How professional services firms have dealt (or not dealt) with workplace wellness issues could well be Australia’s next royal commission.
I recently spoke with R U OK? non-executive director Graeme Cowan, who explained that in speaking to chief risk officers across Australia’s corporate landscape, the challenges being measured by businesses always pertain to finance, customer engagement, IT and systems. Absenteeism, turnover and employee distress, on the other hand, are not being measured — anywhere.
Mr Cowan’s response to those senior executives? “What gets measured, gets managed.”
Socially, culturally and professionally, Australia has made tremendous strides over the past decade in raising awareness of psychological distress, anxiety, depression, suicide ideation and other related ailments. To reject this would be unfair.
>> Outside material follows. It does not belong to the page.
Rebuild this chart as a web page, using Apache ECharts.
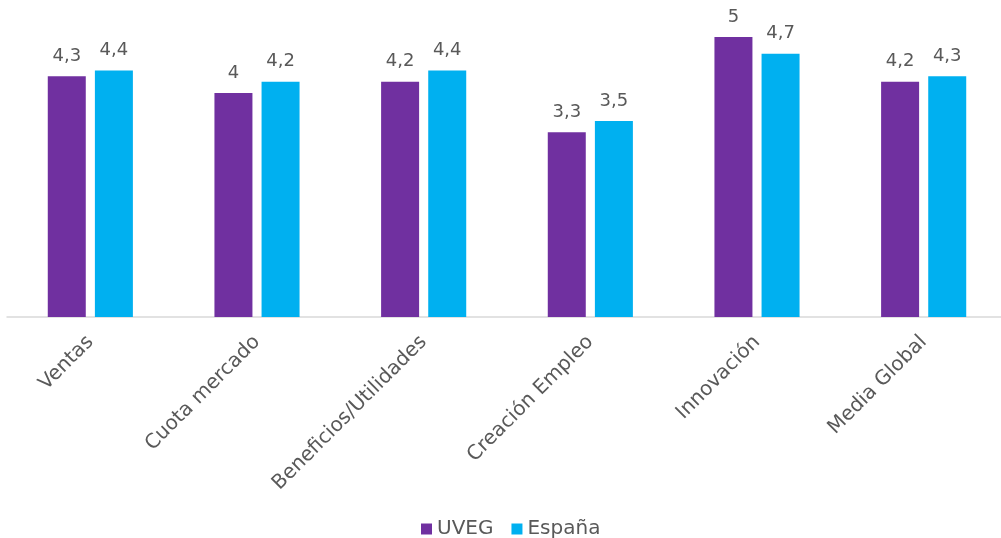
<!DOCTYPE html>
<html>
<head>
<meta charset="utf-8">
<title>UVEG vs España</title>
<script src="https://cdn.jsdelivr.net/npm/echarts@6/dist/echarts.min.js"></script>
<style>
  html, body { margin: 0; padding: 0; background: #ffffff; }
  #chart { width: 1001px; height: 538px; }
</style>
</head>
<body>
<div id="chart"></div>
<script>
// Categories and values per series
var categories = ['Ventas', 'Cuota mercado', 'Beneficios/Utilidades', 'Creación Empleo', 'Innovación', 'Media Global'];
var uvegValues = [4.3, 4.0, 4.2, 3.3, 5.0, 4.2];
var espanaValues = [4.4, 4.2, 4.4, 3.5, 4.7, 4.3];
var seriesNames = ['UVEG', 'España'];

var FONT = 'DejaVu Sans';
var TEXT_COLOR = '#595959';

function fmt(v) {
  return String(v).replace('.', ',');
}

var chart = echarts.init(document.getElementById('chart'), null, { renderer: 'canvas' });

chart.setOption({
  animation: false,
  backgroundColor: '#ffffff',
  textStyle: { fontFamily: FONT },
  grid: {
    left: 7, right: -6, top: 37, height: 280,
    outerBoundsMode: 'none',
    containLabel: false
  },
  legend: {
    data: seriesNames,
    top: 514,
    left: 416,
    icon: 'rect',
    itemWidth: 11,
    itemHeight: 11,
    itemGap: 18,
    textStyle: { color: TEXT_COLOR, fontSize: 20, fontFamily: FONT }
  },
  xAxis: {
    type: 'category',
    data: categories,
    axisLine: { show: true, lineStyle: { color: '#d9d9d9', width: 1.5 } },
    axisTick: { show: false },
    axisLabel: {
      rotate: 45,
      interval: 0,
      margin: 22,
      color: TEXT_COLOR,
      fontSize: 20,
      fontFamily: FONT
    }
  },
  yAxis: {
    type: 'value',
    min: 0,
    max: 5,
    show: false,
    splitLine: { show: false }
  },
  series: [
    {
      name: seriesNames[0],
      type: 'bar',
      data: uvegValues,
      barWidth: '22.8%',
      barGap: '24%',
      itemStyle: { color: '#7030a0' },
      label: {
        show: true,
        position: 'top',
        distance: 11,
        color: TEXT_COLOR,
        fontSize: 18,
        fontFamily: FONT,
        formatter: function (p) { return fmt(p.value); }
      }
    },
    {
      name: seriesNames[1],
      type: 'bar',
      data: espanaValues,
      barWidth: '22.8%',
      itemStyle: { color: '#00b0f0' },
      label: {
        show: true,
        position: 'top',
        distance: 11,
        color: TEXT_COLOR,
        fontSize: 18,
        fontFamily: FONT,
        formatter: function (p) { return fmt(p.value); }
      }
    }
  ]
});
</script>
</body>
</html>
But, equally, it is folly to deny that we still have an extraordinary mountain to climb in effectively preventing and combating such illnesses.
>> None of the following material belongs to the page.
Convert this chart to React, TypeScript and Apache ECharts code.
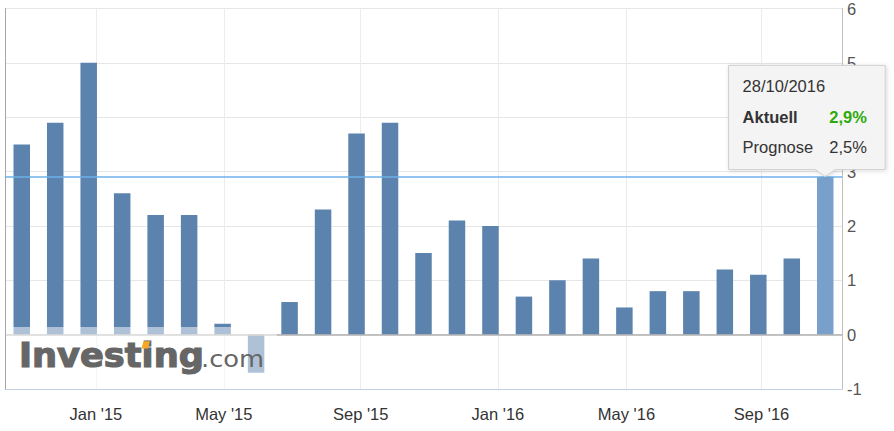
import React, { useEffect, useRef } from 'react';
import * as echarts from 'echarts';

// Release dates (ordinal axis: bars evenly spaced, ticks interpolated between releases)
const releaseDates = [
  '2014-10-30', '2014-11-28', '2014-12-24', '2015-01-30', '2015-02-27', '2015-03-30',
  '2015-04-30', '2015-05-29', '2015-06-30', '2015-07-30', '2015-08-28', '2015-09-29',
  '2015-10-30', '2015-11-27', '2015-12-24', '2016-01-29', '2016-02-29', '2016-03-30',
  '2016-04-29', '2016-05-31', '2016-06-30', '2016-07-29', '2016-08-29', '2016-09-29',
  '2016-10-28',
];
const actualValues = [
  3.5, 3.9, 5.0, 2.6, 2.2, 2.2, 0.2, -0.7, 0.6, 2.3, 3.7, 3.9,
  1.5, 2.1, 2.0, 0.7, 1.0, 1.4, 0.5, 0.8, 0.8, 1.2, 1.1, 1.4, 2.9,
];
const lastForecast = 2.5;
const tickDates = ['2015-01-01', '2015-05-01', '2015-09-01', '2016-01-01', '2016-05-01', '2016-09-01'];
const tickLabels = ["Jan '15", "May '15", "Sep '15", "Jan '16", "May '16", "Sep '16"];
const yMin = -1;
const yMax = 6;
const yStep = 1;

const FONT = '"Liberation Sans", Arial, sans-serif';

function ordinalPos(dateStr: string): number {
  const t = Date.parse(dateStr);
  const ts = releaseDates.map((d) => Date.parse(d));
  for (let i = 0; i < ts.length - 1; i++) {
    if (t >= ts[i] && t <= ts[i + 1]) return i + (t - ts[i]) / (ts[i + 1] - ts[i]);
  }
  return t < ts[0] ? 0 : ts.length - 1;
}

const fmtPct = (v: number) => v.toFixed(1).replace('.', ',') + '%';
const fmtDate = (d: string) => {
  const [y, m, day] = d.split('-');
  return `${day}/${m}/${y}`;
};

export default function App() {
  const ref = useRef<HTMLDivElement>(null);

  useEffect(() => {
    if (!ref.current) return;
    const chart = echarts.init(ref.current, null, { renderer: 'svg' });
    const tickPos = tickDates.map(ordinalPos);
    const last = actualValues.length - 1;

    chart.setOption({
      animation: false,
      textStyle: { fontFamily: FONT },
      grid: { left: 5, right: 52, top: 7, bottom: 42, containLabel: false },
      xAxis: {
        type: 'value',
        min: -0.5,
        max: actualValues.length - 0.5,
        axisLine: { show: true, onZero: false, lineStyle: { color: '#c0d0e0', width: 1 } },
        axisTick: { show: false, customValues: tickPos },
        axisLabel: {
          customValues: tickPos,
          color: '#333',
          fontSize: 16.5,
          fontFamily: FONT,
          margin: 16,
          formatter: (v: number) => {
            const idx = tickPos.findIndex((p) => Math.abs(p - v) < 1e-6);
            return idx >= 0 ? tickLabels[idx] : '';
          },
        },
        splitLine: { show: true, lineStyle: { color: '#ececec', width: 1 } },
      },
      yAxis: [
        {
          type: 'value',
          position: 'right',
          min: yMin,
          max: yMax,
          interval: yStep,
          axisLine: { show: true, onZero: false, lineStyle: { color: '#c0c0c0', width: 1 } },
          axisTick: { show: false },
          axisLabel: { color: '#555', fontSize: 16.5, fontFamily: FONT, margin: 5 },
          splitLine: { show: true, lineStyle: { color: '#e6e6e6', width: 1 } },
        },
        {
          type: 'value',
          position: 'left',
          min: yMin,
          max: yMax,
          interval: yStep,
          axisLine: { show: true, onZero: false, lineStyle: { color: '#a6a6a6', width: 1 } },
          axisTick: { show: false },
          axisLabel: { show: false },
          splitLine: { show: false },
        },
      ],
      series: [
        {
          type: 'bar',
          barWidth: 16.5,
          itemStyle: { color: '#5c83ad' },
          data: actualValues.map((v, i) =>
            i === last ? { value: [i, v], itemStyle: { color: '#79a0cb' } } : [i, v]
          ),
          markLine: {
            silent: true,
            symbol: ['none', 'none'],
            label: { show: false },
            data: [
              { yAxis: 0, lineStyle: { color: '#b0b0b0', width: 1.5, type: 'solid' } },
              { yAxis: actualValues[last], lineStyle: { color: '#6cb0e8', width: 1.5, type: 'solid' } },
            ],
          },
        },
      ],
    });

    const [px, py] = chart.convertToPixel({ xAxisIndex: 0, yAxisIndex: 0 }, [last, actualValues[last]]) as number[];
    const L = px - 96.7;
    const R = px + 60;
    const T = py - 111.7;
    const B = py - 7.4;

    // y labels fully hidden behind the tooltip box are not drawn (as in the reference)
    const hiddenByTooltip = (v: number) => {
      const y = chart.convertToPixel({ yAxisIndex: 0 }, v) as number;
      return y > T + 6 && y < B - 6;
    };

    chart.setOption({
      yAxis: [
        { axisLabel: { formatter: (v: number) => (hiddenByTooltip(v) ? '' : String(v)) } },
        {},
      ],
      graphic: [
        {
          type: 'rect',
          z: 10,
          silent: true,
          shape: { x: 6, y: 327, width: 271, height: 62 },
          style: { fill: 'rgba(255,255,255,0.5)' },
        },
        {
          type: 'text',
          z: 11,
          silent: true,
          x: 19,
          y: 355.6,
          scaleX: 1.05,
          style: {
            text: 'Investing',
            fontFamily: '"DejaVu Sans"',
            fontWeight: 'bold',
            fontSize: 33.5,
            fill: '#666',
            stroke: '#666',
            lineWidth: 1.2,
            align: 'left',
            verticalAlign: 'middle',
          },
        },
        {
          type: 'text',
          z: 11,
          silent: true,
          x: 201,
          y: 359.3,
          scaleX: 1.12,
          style: {
            text: '.com',
            fontFamily: '"DejaVu Sans"',
            fontSize: 23,
            fill: '#666',
            align: 'left',
            verticalAlign: 'middle',
          },
        },
        {
          type: 'polygon',
          z: 12,
          silent: true,
          shape: { points: [[143.5, 341.2], [150, 341.2], [148, 348.6], [141.5, 348.6]] },
          style: { fill: '#f7a823' },
        },
        {
          type: 'group',
          z: 20,
          silent: true,
          children: [
            {
              type: 'polygon',
              z: 20,
              shape: {
                points: [[L, T], [R, T], [R, B], [px + 10, B], [px, py - 0.5], [px - 10, B], [L, B]],
              },
              style: {
                fill: '#f4f4f4',
                stroke: '#cfcfcf',
                lineWidth: 1,
                shadowBlur: 4,
                shadowColor: 'rgba(0,0,0,0.15)',
                shadowOffsetX: 1,
                shadowOffsetY: 1,
              },
            },
            {
              type: 'text',
              z: 21,
              x: L + 14,
              y: T + 21,
              style: { text: fmtDate(releaseDates[last]), fontFamily: FONT, fontSize: 16.5, fill: '#333', align: 'left', verticalAlign: 'middle' },
            },
            {
              type: 'text',
              z: 21,
              x: L + 14,
              y: T + 51.7,
              style: { text: 'Aktuell', fontFamily: FONT, fontWeight: 'bold', fontSize: 16.5, fill: '#333', align: 'left', verticalAlign: 'middle' },
            },
            {
              type: 'text',
              z: 21,
              x: R - 18.3,
              y: T + 51.7,
              style: { text: fmtPct(actualValues[last]), fontFamily: FONT, fontWeight: 'bold', fontSize: 16.5, fill: '#2daa0a', align: 'right', verticalAlign: 'middle' },
            },
            {
              type: 'text',
              z: 21,
              x: L + 14,
              y: T + 81.7,
              style: { text: 'Prognose', fontFamily: FONT, fontSize: 16.5, fill: '#333', align: 'left', verticalAlign: 'middle' },
            },
            {
              type: 'text',
              z: 21,
              x: R - 18.3,
              y: T + 81.7,
              style: { text: fmtPct(lastForecast), fontFamily: FONT, fontSize: 16.5, fill: '#333', align: 'right', verticalAlign: 'middle' },
            },
          ],
        },
      ],
    });

    return () => chart.dispose();
  }, []);

  return (
    <div
      ref={ref}
      style={{ position: 'fixed', left: 0, top: 0, width: 894, height: 431, background: '#fff' }}
    />
  );
}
Band-aid solutions like hosting an annual R U OK? morning tea do nothing to address underlying issues if the broader workplace environment is not supportive, collegiate and accommodating for the remainder of the calendar year. It’s like putting a cherry on top of a compost heap.
Recent major federal inquiries such as the banking royal commission have forced boards to seriously rethink some of their practices and values. When asked if staff wellbeing is shaping up to be the next major frontier for those boards — in the form of a royal commission — Mr Cowan said: “I can’t see why it won’t be”.
Scaring senior executives with the threat of such a public relations nightmare is one way to bring big businesses to the table when it comes to combating workplace wellness issues in a meaningful, lasting fashion. But a simpler — although no less cynical — strategy to convince those in power of the need to look after staff is to highlight the fiscal benefit of doing so.
If a business shows care for its employees, that care will flow on to customers and clients. Research into employee engagement (conducted by Gallup) consistently shows that the more an individual agrees that their supervisor and/or colleagues cares about them, the higher the levels of profit, productivity and customer or client service ratings. This nexus doesn’t just have flow-on emotional and environmental benefits, it also positively impacts upon financial performance.
This shouldn’t come as a surprise to any board members or senior executives. If it does, then you’re not worth the pay cheque you receive.
The fiscal benefits for businesses are best quantified by considering the cumulative cost to not adequately caring for staff. PricewaterhouseCoopers estimates the cost of absenteeism, presenteeism and other such issues related to mental illnesses cost Australian workplaces over $11 billion every year. More specifically, the cost of employee turnover can be astronomical, particularly if stress is high.
In a law firm, for example, losing an employee means having to recruit a new staff member and train that person up on the firm’s systems and clients, all of which results in countless billable hours. Those missing dollars will be even more if the workplace doesn’t cater to that new staff member’s health and wellbeing and he or she moves on.
A recent study conducted by Allianz found that 71 per cent of employees say their employer is doing something about improving mental health in the workplace, but 91 per cent say their employer is not doing a good job of it. Measuring the financial downside of such workplace issues can only help reduce the latter figure.
Politicians, economists and big business can and do furiously debate the validity or otherwise of corporate tax cuts, giving companies the freedom to hire more staff and pay higher wages. From where I’m standing, though, the only undeniable trickle-down economic truism is that improving employee engagement correspondingly improves a business’s bottom line.
The moral and ethical duty to look after employees should be enough to convince boards and senior executives and team leaders that they should do so. Across the board, this duty is not adhered to nearly enough. But the financial cost of not improving workplace wellness may be enough to do so.
Businesses must measure the cost of employee distress, absenteeism, presenteeism and turnover to better protect the bottom line. Not only are the flow-on benefits for customers and clients infinitely better if accommodations are made for health and wellbeing, there is a fiscal responsibility to do so.
It is morally bankrupt and professionally negligent to fail to better manage workplace wellness. If nothing else, be warned that such a failure may indeed one day result in consequences in the form of a royal commission.